Employment Trends and Their Impact on Housing
The February 2026 jobs report revealed that the U.S. economy added 130,000 jobs in January, nearly double the forecasted 65,000. The unemployment rate dipped slightly to 4.3%, signaling stability in the labor market. Gains were strongest in healthcare, social assistance, and construction, while federal government and financial activities saw declines.
For the housing market, these numbers matter because:
- Job growth fuels buyer confidence. More employed individuals mean more potential buyers entering the market.
- Construction gains support housing supply. Increased employment in construction suggests potential relief for inventory shortages.
- Stable unemployment keeps mortgage delinquency rates low. With more people working, fewer households fall behind on payments.
Housing Market Snapshot: February 2026
While jobs data sets the tone, housing market indicators show a cautious but optimistic outlook. Inventory levels are slowly rising as sellers prepare for the spring rush, and mortgage rates remain steady around 6%, keeping affordability in check.
Key housing highlights:
- Inventory Growth: February typically marks the start of new listings, and early signs show more homes entering the market compared to late 2025.

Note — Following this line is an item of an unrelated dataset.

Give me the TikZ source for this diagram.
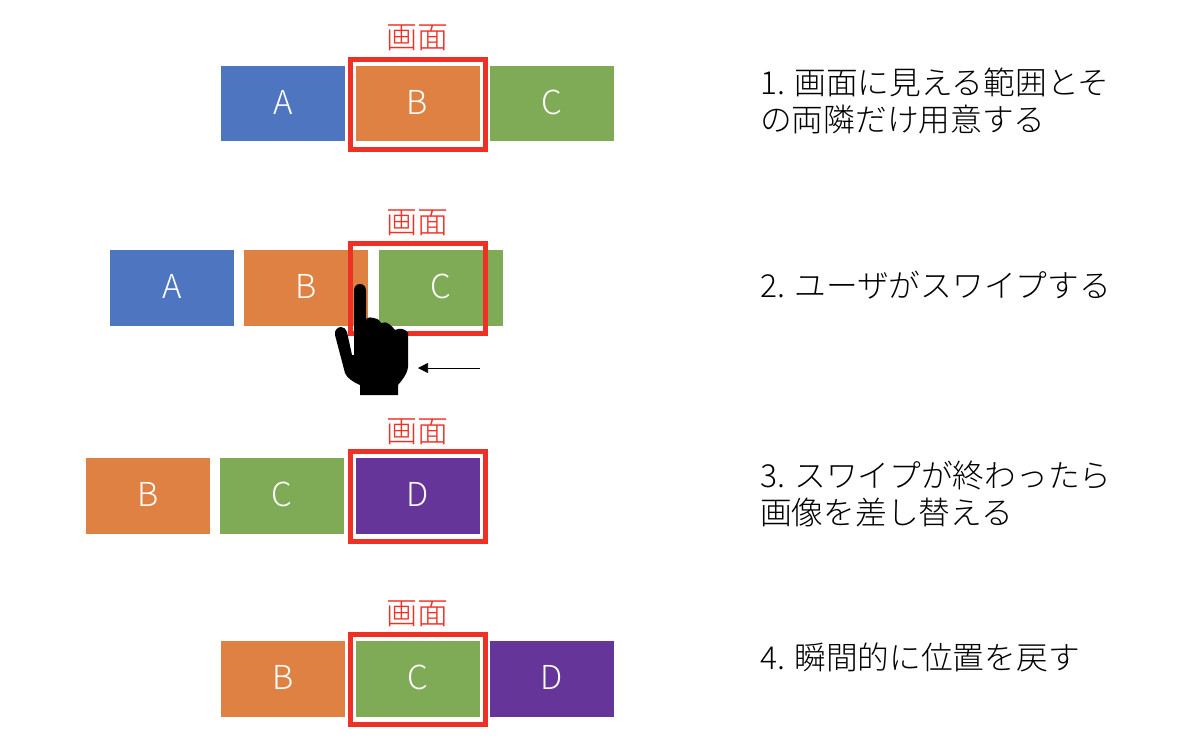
\documentclass[tikz,border=0pt]{standalone}
\usepackage{fontspec}
\setmainfont{Noto Sans CJK JP Light}
\usetikzlibrary{arrows.meta}
\definecolor{blueblock}{HTML}{4E75C0}
\definecolor{orangeblock}{HTML}{E08144}
\definecolor{greenblock}{HTML}{7FAB56}
\definecolor{purpleblock}{HTML}{65359A}
\definecolor{screenred}{HTML}{EE3124}
\tikzset{
    block/.style={minimum width=124pt,minimum height=75pt,inner sep=0pt,text=white,text depth=3pt,font=\fontsize{33}{33}\selectfont},
    screen/.style={draw=screenred,line width=5pt,minimum width=135pt,minimum height=90pt,inner sep=0pt},
    screenlabel/.style={text=screenred,inner sep=0pt,font=\fontsize{31}{31}\selectfont},
    steptext/.style={anchor=west,align=left,inner sep=0pt,font=\fontsize{31.7}{37}\selectfont}
}
\begin{document}
\begin{tikzpicture}[x=1pt,y=-1pt,>={Triangle[length=10pt,width=10pt]}]
    \useasboundingbox (0,0) rectangle (1200,750);
    % step 1
    \node[block,fill=blueblock] (a1) at (283,103.5) {A};
    \node[block,fill=orangeblock] (b1) at (417.5,103.5) {B};
    \node[block,fill=greenblock] (c1) at (552,103.5) {C};
    \node[screen] (screen1) at (418,104.5) {};
    \node[screenlabel] (label1) at (417,38) {画面};
    \node[steptext] (text1) at (760,101) {1. 画面に見える範囲とそ\\の両隣だけ用意する};
    % step 2
    \node[block,fill=blueblock,minimum height=76pt] (a2) at (172,288) {A};
    \node[block,fill=orangeblock,minimum height=76pt] (b2) at (306,288) {B};
    \node[block,fill=greenblock,minimum height=76pt] (c2) at (441,288) {C};
    \node[screen] (screen2) at (418,288) {};
    \node[screenlabel] (label2) at (417,223) {画面};
    \node[steptext] (text2) at (760,285.5) {2. ユーザがスワイプする};
    \fill (354,291) .. controls (354,287) and (356,284) .. (360,284)
        .. controls (364,284) and (366,287) .. (366,291) -- (366,319)
        .. controls (368,317) and (371,317) .. (374,318)
        .. controls (377,318) and (379,320) .. (381,323)
        .. controls (384,322) and (387,322) .. (389,324)
        .. controls (391,325) and (393,328) .. (395,330)
        .. controls (399,328) and (405,328) .. (408,333) -- (408,367)
        .. controls (407,375) and (402,380) .. (398,385) -- (398,395) -- (360,395) -- (360,385)
        .. controls (353,382) and (347,378) .. (345,373) -- (335,335)
        .. controls (334,330) and (338,327) .. (341,327)
        .. controls (344,327) and (346,329) .. (347,332) -- (352,355) -- (354,355) -- cycle;
    \coordinate (from2) at (480,368);
    \coordinate (to2) at (418,368);
    \draw[->,line width=0.7pt] (from2) -- (to2);
    % step 3
    \node[block,fill=orangeblock,minimum height=76pt] (b3) at (148,496) {B};
    \node[block,fill=greenblock,minimum height=76pt] (c3) at (282,496) {C};
    \node[block,fill=purpleblock,minimum height=76pt] (d3) at (417.5,496) {D};
    \node[screen] (screen3) at (418,496.5) {};
    \node[screenlabel] (label3) at (417,432) {画面};
    \node[steptext] (text3) at (760,493.5) {3. スワイプが終わったら\\画像を差し替える};
    % step 4
    \node[block,fill=orangeblock,minimum height=76pt] (b4) at (283,679) {B};
    \node[block,fill=greenblock,minimum height=76pt] (c4) at (417.5,679) {C};
    \node[block,fill=purpleblock,minimum height=76pt] (d4) at (552,679) {D};
    \node[screen] (screen4) at (418,679) {};
    \node[screenlabel] (label4) at (417,614) {画面};
    \node[steptext] (text4) at (760,657.5) {4. 瞬間的に位置を戻す};
\end{tikzpicture}
\end{document}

- Buyer Activity: With job growth strong, buyer demand is expected to increase, especially in suburban and mid-tier markets.
- Affordability Challenges: Despite stable rates, affordability remains tight in major metros, pushing buyers toward secondary markets.
What Realtors Should Watch in 2026
For real estate professionals, February’s data offers both opportunities and challenges.
Employment-Driven Demand
Agents should anticipate stronger buyer activity in regions with high job growth, particularly in healthcare and construction hubs.
Mortgage Rate Sensitivity
While rates are stable now, any Federal Reserve policy shifts in response to labor strength could impact affordability. Realtors should prepare clients for potential rate adjustments in spring.

Seasonal Momentum
February is the ideal time for sellers to prepare listings. Realtors can leverage positive economic news to encourage hesitant homeowners to enter the market.
The February 2026 housing and jobs report underscores the importance of staying informed. With job growth exceeding expectations and housing indicators pointing toward a busy spring, buyers and sellers must act strategically. Realtors who understand these numbers can position themselves as trusted advisors in a competitive market.